>> START Information provided

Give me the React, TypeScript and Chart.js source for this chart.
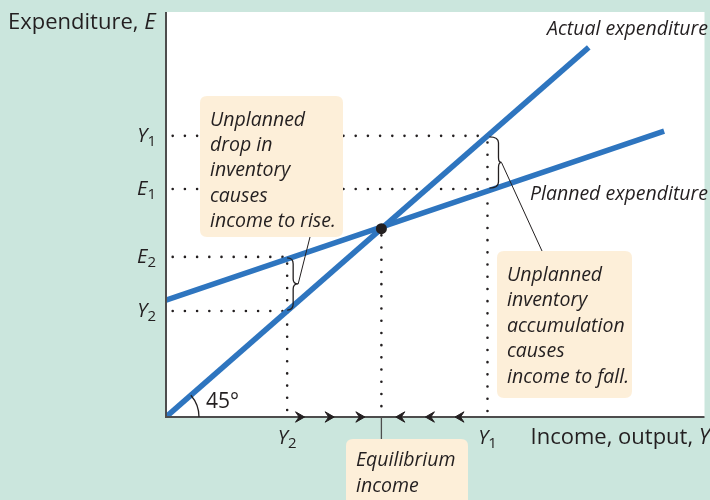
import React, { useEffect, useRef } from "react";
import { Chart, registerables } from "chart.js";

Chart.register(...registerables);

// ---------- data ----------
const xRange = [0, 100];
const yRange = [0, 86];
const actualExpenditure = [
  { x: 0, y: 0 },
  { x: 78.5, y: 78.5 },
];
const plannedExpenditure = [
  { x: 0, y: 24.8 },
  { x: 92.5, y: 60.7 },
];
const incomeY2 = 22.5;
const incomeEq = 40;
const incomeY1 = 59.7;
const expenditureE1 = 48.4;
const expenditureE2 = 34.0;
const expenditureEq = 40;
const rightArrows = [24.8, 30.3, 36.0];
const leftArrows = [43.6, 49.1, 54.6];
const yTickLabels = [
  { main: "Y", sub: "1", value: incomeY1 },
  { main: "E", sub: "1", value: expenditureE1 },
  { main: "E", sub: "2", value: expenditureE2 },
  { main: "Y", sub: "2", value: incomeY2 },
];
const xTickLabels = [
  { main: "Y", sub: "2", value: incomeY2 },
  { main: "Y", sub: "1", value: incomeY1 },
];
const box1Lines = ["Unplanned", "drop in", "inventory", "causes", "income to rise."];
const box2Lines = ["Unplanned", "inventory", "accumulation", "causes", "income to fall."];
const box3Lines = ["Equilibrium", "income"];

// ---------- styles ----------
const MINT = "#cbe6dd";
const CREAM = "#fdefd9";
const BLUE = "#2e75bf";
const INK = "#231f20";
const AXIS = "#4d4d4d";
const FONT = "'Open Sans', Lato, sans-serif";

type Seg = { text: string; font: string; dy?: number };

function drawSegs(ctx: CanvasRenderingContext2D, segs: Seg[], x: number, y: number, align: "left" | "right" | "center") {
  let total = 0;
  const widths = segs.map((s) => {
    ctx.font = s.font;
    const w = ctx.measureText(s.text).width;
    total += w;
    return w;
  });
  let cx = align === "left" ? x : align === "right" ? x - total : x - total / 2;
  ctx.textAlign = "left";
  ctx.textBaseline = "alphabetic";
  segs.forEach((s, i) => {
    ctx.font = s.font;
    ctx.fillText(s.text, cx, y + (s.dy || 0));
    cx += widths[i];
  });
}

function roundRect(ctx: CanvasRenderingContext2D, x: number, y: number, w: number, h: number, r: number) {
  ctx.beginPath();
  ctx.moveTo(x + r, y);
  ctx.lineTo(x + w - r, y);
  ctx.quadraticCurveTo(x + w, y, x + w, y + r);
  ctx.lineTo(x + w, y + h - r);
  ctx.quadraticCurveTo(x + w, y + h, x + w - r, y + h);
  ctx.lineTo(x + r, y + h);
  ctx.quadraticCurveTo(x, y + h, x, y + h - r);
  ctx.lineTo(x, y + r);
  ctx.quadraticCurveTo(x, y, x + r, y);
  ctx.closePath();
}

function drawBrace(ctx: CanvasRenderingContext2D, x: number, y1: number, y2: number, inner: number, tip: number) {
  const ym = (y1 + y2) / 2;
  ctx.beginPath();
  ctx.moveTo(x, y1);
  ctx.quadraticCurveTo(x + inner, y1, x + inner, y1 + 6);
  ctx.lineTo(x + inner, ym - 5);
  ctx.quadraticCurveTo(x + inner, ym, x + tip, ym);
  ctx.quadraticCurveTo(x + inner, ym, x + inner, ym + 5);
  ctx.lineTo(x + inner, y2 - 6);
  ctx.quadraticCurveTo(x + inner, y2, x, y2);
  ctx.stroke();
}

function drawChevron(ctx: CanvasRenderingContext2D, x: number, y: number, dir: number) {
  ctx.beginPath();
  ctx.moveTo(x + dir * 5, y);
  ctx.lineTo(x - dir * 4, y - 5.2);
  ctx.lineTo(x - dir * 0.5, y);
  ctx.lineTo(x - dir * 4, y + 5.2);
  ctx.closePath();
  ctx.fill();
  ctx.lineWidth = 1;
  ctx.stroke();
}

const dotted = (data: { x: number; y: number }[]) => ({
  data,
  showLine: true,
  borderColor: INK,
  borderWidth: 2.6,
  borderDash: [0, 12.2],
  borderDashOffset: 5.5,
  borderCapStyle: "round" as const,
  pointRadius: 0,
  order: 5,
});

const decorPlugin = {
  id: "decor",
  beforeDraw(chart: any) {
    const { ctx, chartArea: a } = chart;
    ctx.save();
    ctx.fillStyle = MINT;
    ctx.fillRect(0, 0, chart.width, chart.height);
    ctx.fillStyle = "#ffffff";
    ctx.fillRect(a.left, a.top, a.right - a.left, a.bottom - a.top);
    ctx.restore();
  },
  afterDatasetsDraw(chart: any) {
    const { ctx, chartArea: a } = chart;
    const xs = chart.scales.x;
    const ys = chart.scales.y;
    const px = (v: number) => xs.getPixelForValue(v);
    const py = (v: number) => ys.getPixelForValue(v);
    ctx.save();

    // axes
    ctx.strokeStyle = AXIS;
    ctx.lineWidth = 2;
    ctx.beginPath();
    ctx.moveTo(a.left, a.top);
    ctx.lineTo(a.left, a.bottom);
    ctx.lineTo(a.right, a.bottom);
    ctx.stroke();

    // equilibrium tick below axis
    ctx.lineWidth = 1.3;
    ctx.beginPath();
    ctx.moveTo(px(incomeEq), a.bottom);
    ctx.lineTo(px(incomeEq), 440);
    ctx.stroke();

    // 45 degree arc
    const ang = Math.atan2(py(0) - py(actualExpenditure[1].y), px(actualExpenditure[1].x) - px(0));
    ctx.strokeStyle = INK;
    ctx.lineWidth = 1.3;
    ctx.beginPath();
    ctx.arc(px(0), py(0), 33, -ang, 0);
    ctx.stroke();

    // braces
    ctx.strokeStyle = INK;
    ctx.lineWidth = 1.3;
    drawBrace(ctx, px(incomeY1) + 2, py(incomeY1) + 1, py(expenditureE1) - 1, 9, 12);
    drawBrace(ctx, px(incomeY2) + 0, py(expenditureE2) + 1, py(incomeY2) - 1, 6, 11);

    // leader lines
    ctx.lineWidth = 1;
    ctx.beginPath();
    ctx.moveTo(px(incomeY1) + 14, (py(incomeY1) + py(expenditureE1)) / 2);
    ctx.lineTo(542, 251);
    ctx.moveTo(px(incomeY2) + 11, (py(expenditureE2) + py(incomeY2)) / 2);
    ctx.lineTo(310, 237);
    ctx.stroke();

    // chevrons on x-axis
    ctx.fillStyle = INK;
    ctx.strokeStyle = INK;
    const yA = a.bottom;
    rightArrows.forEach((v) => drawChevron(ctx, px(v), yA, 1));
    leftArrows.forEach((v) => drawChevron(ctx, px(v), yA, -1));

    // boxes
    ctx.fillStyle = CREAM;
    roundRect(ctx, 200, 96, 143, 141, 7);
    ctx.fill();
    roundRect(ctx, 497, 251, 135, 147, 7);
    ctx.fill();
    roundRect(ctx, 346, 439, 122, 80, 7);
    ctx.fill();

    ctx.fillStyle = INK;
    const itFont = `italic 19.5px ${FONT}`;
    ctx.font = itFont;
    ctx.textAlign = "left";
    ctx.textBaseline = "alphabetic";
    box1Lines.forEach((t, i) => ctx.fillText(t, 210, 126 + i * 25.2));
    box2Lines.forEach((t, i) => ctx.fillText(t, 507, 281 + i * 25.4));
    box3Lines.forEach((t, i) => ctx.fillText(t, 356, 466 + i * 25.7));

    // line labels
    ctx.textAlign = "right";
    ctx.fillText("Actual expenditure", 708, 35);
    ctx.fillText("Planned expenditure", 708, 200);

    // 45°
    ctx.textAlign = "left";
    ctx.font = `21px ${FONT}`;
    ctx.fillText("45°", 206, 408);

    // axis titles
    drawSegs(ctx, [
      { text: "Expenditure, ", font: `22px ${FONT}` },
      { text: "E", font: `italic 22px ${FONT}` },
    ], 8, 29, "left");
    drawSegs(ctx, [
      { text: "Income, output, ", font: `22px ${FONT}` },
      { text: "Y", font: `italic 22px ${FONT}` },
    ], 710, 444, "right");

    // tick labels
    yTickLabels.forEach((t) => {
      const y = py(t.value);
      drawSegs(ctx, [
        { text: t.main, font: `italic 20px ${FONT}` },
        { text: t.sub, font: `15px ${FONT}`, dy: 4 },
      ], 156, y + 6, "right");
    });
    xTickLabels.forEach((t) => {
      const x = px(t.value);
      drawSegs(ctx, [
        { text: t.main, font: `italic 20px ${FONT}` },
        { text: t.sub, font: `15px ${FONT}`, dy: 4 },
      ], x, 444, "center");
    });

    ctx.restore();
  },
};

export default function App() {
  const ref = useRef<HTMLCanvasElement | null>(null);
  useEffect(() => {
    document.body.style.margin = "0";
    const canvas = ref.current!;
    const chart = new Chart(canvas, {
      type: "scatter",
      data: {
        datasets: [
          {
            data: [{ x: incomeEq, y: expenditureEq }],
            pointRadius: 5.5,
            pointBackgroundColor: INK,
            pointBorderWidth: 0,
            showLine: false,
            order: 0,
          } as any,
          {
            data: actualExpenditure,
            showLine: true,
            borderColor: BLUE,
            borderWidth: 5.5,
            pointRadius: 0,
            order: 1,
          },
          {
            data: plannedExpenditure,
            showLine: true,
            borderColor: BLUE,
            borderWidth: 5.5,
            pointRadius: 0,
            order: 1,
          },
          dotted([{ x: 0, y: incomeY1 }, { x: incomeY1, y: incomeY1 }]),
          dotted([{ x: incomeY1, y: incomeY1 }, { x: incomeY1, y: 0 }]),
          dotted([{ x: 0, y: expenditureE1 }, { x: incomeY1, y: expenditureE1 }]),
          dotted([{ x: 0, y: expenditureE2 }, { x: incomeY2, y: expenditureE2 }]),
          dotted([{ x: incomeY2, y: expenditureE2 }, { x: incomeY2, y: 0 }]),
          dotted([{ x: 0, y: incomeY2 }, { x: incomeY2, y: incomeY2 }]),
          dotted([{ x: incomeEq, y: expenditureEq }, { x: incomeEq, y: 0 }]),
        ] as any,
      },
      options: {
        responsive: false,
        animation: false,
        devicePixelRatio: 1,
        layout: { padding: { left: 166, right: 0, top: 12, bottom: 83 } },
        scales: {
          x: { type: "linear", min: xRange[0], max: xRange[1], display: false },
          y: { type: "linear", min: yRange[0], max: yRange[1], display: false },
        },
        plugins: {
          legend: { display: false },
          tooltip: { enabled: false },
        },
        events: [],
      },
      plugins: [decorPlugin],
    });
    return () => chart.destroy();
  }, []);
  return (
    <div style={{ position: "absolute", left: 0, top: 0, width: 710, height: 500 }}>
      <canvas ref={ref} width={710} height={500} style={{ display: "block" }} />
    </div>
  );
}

>> END Information provided

=== Written task ===
Starting at the first line of the material, output exactly the lines up to and including the one with "string; font: string;". Do not include the pictures.

=== Exercise response ===
Give me the React, TypeScript and Chart.js source for this chart.
import React, { useEffect, useRef } from "react";
import { Chart, registerables } from "chart.js";

Chart.register(...registerables);

// ---------- data ----------
const xRange = [0, 100];
const yRange = [0, 86];
const actualExpenditure = [
  { x: 0, y: 0 },
  { x: 78.5, y: 78.5 },
];
const plannedExpenditure = [
  { x: 0, y: 24.8 },
  { x: 92.5, y: 60.7 },
];
const incomeY2 = 22.5;
const incomeEq = 40;
const incomeY1 = 59.7;
const expenditureE1 = 48.4;
const expenditureE2 = 34.0;
const expenditureEq = 40;
const rightArrows = [24.8, 30.3, 36.0];
const leftArrows = [43.6, 49.1, 54.6];
const yTickLabels = [
  { main: "Y", sub: "1", value: incomeY1 },
  { main: "E", sub: "1", value: expenditureE1 },
  { main: "E", sub: "2", value: expenditureE2 },
  { main: "Y", sub: "2", value: incomeY2 },
];
const xTickLabels = [
  { main: "Y", sub: "2", value: incomeY2 },
  { main: "Y", sub: "1", value: incomeY1 },
];
const box1Lines = ["Unplanned", "drop in", "inventory", "causes", "income to rise."];
const box2Lines = ["Unplanned", "inventory", "accumulation", "causes", "income to fall."];
const box3Lines = ["Equilibrium", "income"];

// ---------- styles ----------
const MINT = "#cbe6dd";
const CREAM = "#fdefd9";
const BLUE = "#2e75bf";
const INK = "#231f20";
const AXIS = "#4d4d4d";
const FONT = "'Open Sans', Lato, sans-serif";

type Seg = { text: string; font: string; dy?: number };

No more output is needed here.